Carroll County promotes violence tip line

Service is intended to stop school shootings

April 08, 2001|By Jennifer McMenamin | Jennifer McMenamin,SUN STAFF

Faced with increasing threats of violence in school, Carroll County education officials are teaming up with the state's attorney's office to increase awareness of a 2-year-old anonymous tip line aimed at preventing school shootings that have struck other parts of the country.

School administrators plan to distribute hundreds of posters and thousands of business cards this month with the phone number - 410-386-2045. Carroll State's Attorney Jerry F. Barnes also has added a toll-free number - 866-332-7363, which spells out "fear end" on the telephone - to accommodate South Carroll residents for whom the tip line has been a long-distance call.

"We've had some luck with kids coming forward and letting us know about issues" before threats of violence have materialized, said Cynthia Little, Carroll's director of pupil services. "But if we're real intent on making our schools safe, kids are the ones who find out first about things that could make our schools unsafe, and this is an opportunity to give the community a vehicle to get that information to those who will follow up and take those tips seriously.

"Our best source of defense against school violence is information," she added, "and our best source of information is our kids."

Since the March 5 school shooting in Santee, Calif., in which a 15-year-old is accused of killing two students and injuring 13 others, at least three Carroll students have been suspended and charged with threatening classmates on school grounds.

Two are accused of compiling a "hit list" of students whom they intended to harm.

Callers who dial either hot line number hear a recorded message asking for "as much specific information as you have that will help identify the violent act" or threat of violence.
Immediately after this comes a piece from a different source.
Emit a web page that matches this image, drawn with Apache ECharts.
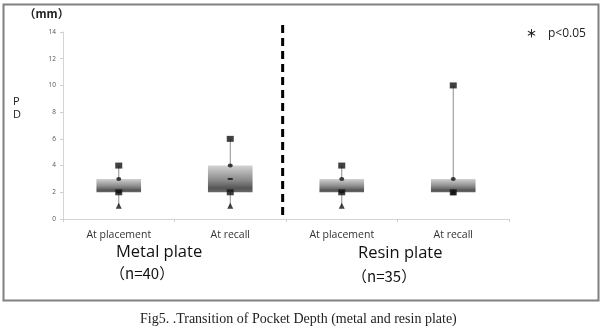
<!DOCTYPE html>
<html>
<head>
<meta charset="utf-8">
<script src="https://cdn.jsdelivr.net/npm/echarts@6/dist/echarts.min.js"></script>
<style>
  html, body { margin: 0; padding: 0; background: #fff; }
  #chart { width: 604px; height: 331px; }
</style>
</head>
<body>
<div id="chart"></div>
<script>
// Pocket depth (mm) per group, five-number summary
const categories = ['At placement', 'At recall', 'At placement', 'At recall'];
const minVals    = [1, 1, 1, 2];
const q1Vals     = [2, 2, 2, 2];
const medianVals = [2, 3, 2, 2];
const q3Vals     = [3, 4, 3, 3];
const maxVals    = [4, 6, 4, 10];
const yMin = 0, yMax = 14, yStep = 2;
const groupNames = ['Metal plate', 'Resin plate'];
const groupSizes = ['（n=40）', '（n=35）'];
// divider between the two plate groups: position on a 0..4 scale, bottom and top in mm
const divider = [1.97, 0.3, 14.9];

const chart = echarts.init(document.getElementById('chart'), null, { renderer: 'canvas' });

const boxData = categories.map((c, i) => [i, minVals[i], q1Vals[i], medianVals[i], q3Vals[i], maxVals[i]]);
const pts = arr => arr.map((v, i) => [i, v]);

const boxFill = new echarts.graphic.LinearGradient(0, 0, 0, 1, [
  { offset: 0, color: '#d2d2d2' },
  { offset: 0.55, color: '#8a8a8a' },
  { offset: 0.85, color: '#555555' },
  { offset: 1, color: '#6a6a6a' }
]);

const markerColor = '#111';

chart.setOption({
  animation: false,
  grid: { left: 63, right: 95, top: 32, bottom: 112 },
  xAxis: [{
    type: 'category',
    data: categories,
    axisLine: { lineStyle: { color: '#d4d4d4', width: 1 } },
    axisTick: { show: true, length: 3, lineStyle: { color: '#cfcfcf' } },
    axisLabel: { fontFamily: 'Open Sans', fontSize: 10.5, color: '#333', margin: 11 }
  }, {
    type: 'value', min: 0, max: 4, show: false
  }],
  yAxis: {
    type: 'value',
    min: yMin, max: yMax, interval: yStep,
    axisLine: { show: true, lineStyle: { color: '#d4d4d4', width: 1 } },
    axisTick: { show: true, length: 3, lineStyle: { color: '#cfcfcf' } },
    axisLabel: { fontFamily: 'Open Sans', fontSize: 6.5, color: '#555', margin: 7 },
    splitLine: { show: false }
  },
  series: [
    {
      type: 'custom',
      data: boxData,
      z: 2,
      renderItem: function (params, api) {
        const x = api.value(0);
        const lo = api.coord([x, api.value(1)]);
        const hi = api.coord([x, api.value(5)]);
        const q1 = api.coord([x, api.value(2)]);
        const q3 = api.coord([x, api.value(4)]);
        const w = api.size([1, 0])[0] * 0.4;
        return {
          type: 'group',
          children: [
            { type: 'line', shape: { x1: lo[0], y1: lo[1], x2: hi[0], y2: hi[1] },
              style: { stroke: '#8c8c8c', lineWidth: 1 } },
            { type: 'rect', shape: { x: q3[0] - w / 2, y: q3[1], width: w, height: q1[1] - q3[1] },
              style: { fill: boxFill } }
          ]
        };
      }
    },
    { type: 'scatter', data: pts(minVals), symbol: 'triangle', symbolSize: 6, z: 3,
      itemStyle: { color: markerColor } },
    { type: 'scatter', data: pts(q1Vals), symbol: 'rect', symbolSize: [7, 6], z: 4,
      itemStyle: { color: markerColor } },
    { type: 'scatter', data: pts(medianVals), symbol: 'rect', symbolSize: [5, 2], z: 4,
      itemStyle: { color: markerColor } },
    { type: 'scatter', data: pts(q3Vals), symbol: 'circle', symbolSize: [5, 4], z: 4,
      itemStyle: { color: markerColor } },
    { type: 'scatter', data: pts(maxVals), symbol: 'rect', symbolSize: [7, 6], z: 4,
      itemStyle: { color: markerColor } },
    {
      // dashed divider between the metal and resin groups
      type: 'custom', xAxisIndex: 1, clip: false, z: 5,
      data: [divider],
      renderItem: function (params, api) {
        const a = api.coord([api.value(0), api.value(1)]);
        const b = api.coord([api.value(0), api.value(2)]);
        return {
          type: 'line',
          shape: { x1: a[0], y1: a[1], x2: b[0], y2: b[1] },
          style: { stroke: '#000', lineWidth: 3, lineDash: [8, 5] }
        };
      }
    }
  ],
  graphic: [
    { type: 'rect', shape: { x: 3.5, y: 4.5, width: 595, height: 296 },
      style: { fill: 'none', stroke: '#808080', lineWidth: 2 }, z: 0 },
    { type: 'text', left: 24, top: 8, style: { text: '（mm）', font: 'bold 11.5px "Noto Sans CJK JP"', fill: '#222' } },
    { type: 'text', left: 13, top: 96, style: { text: 'P', font: '11px "Open Sans"', fill: '#222' } },
    { type: 'text', left: 13, top: 109, style: { text: 'D', font: '11px "Open Sans"', fill: '#222' } },
    { type: 'text', left: 526, top: 28, style: { text: '＊', font: 'bold 11px "Noto Sans CJK JP"', fill: '#222' } },
    { type: 'text', left: 548, top: 28, style: { text: 'p<0.05', font: '12px "Open Sans"', fill: '#222' } },
    { type: 'text', left: 116, top: 244, style: { text: groupNames[0], font: '16.5px "Open Sans"', fill: '#111' } },
    { type: 'text', left: 110, top: 266, style: { text: groupSizes[0], font: '15px "Noto Sans CJK JP"', fill: '#111' } },
    { type: 'text', left: 358, top: 245, style: { text: groupNames[1], font: '16.5px "Open Sans"', fill: '#111' } },
    { type: 'text', left: 352, top: 269, style: { text: groupSizes[1], font: '15px "Noto Sans CJK JP"', fill: '#111' } },
    { type: 'text', left: 140, top: 312, style: { text: 'Fig5. .Transition of Pocket Depth (metal and resin plate)', font: '14px "Liberation Serif"', fill: '#222' } }
  ]
});
</script>
</body>
</html>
Callers can leave their names and phone numbers or provide information anonymously. They are urged to dial 911 or contact the Maryland State Police in an emergency.

"Thank you for helping to stop violence in our schools and community," the recorded message concludes.

On the other end of the hot line sits Gary Cofflin, a domestic violence investigator in the state's attorney's office. Cofflin does not answer the phone, which rings into his office, but does regularly monitor the messages.

Barnes said the number of tips left on the answering machine has increased in recent weeks.

Both he and interim schools Superintendent Charles I. Ecker hope the new posters and the addition of the toll-free number will encourage students to stem the threats of injury and help prevent violence.

"We think it's necessary to put those signs around so that students and others know that they can call the hot line to report whatever they see that's not right," Ecker said. "Hopefully, they'll memorize this number."

Said Barnes, "If we had a situation where someone was planning to bring a firearm into school and commit a violent act, we could intercept and defuse that situation. That's incredibly important to have that ability - it could potentially avert a tragedy."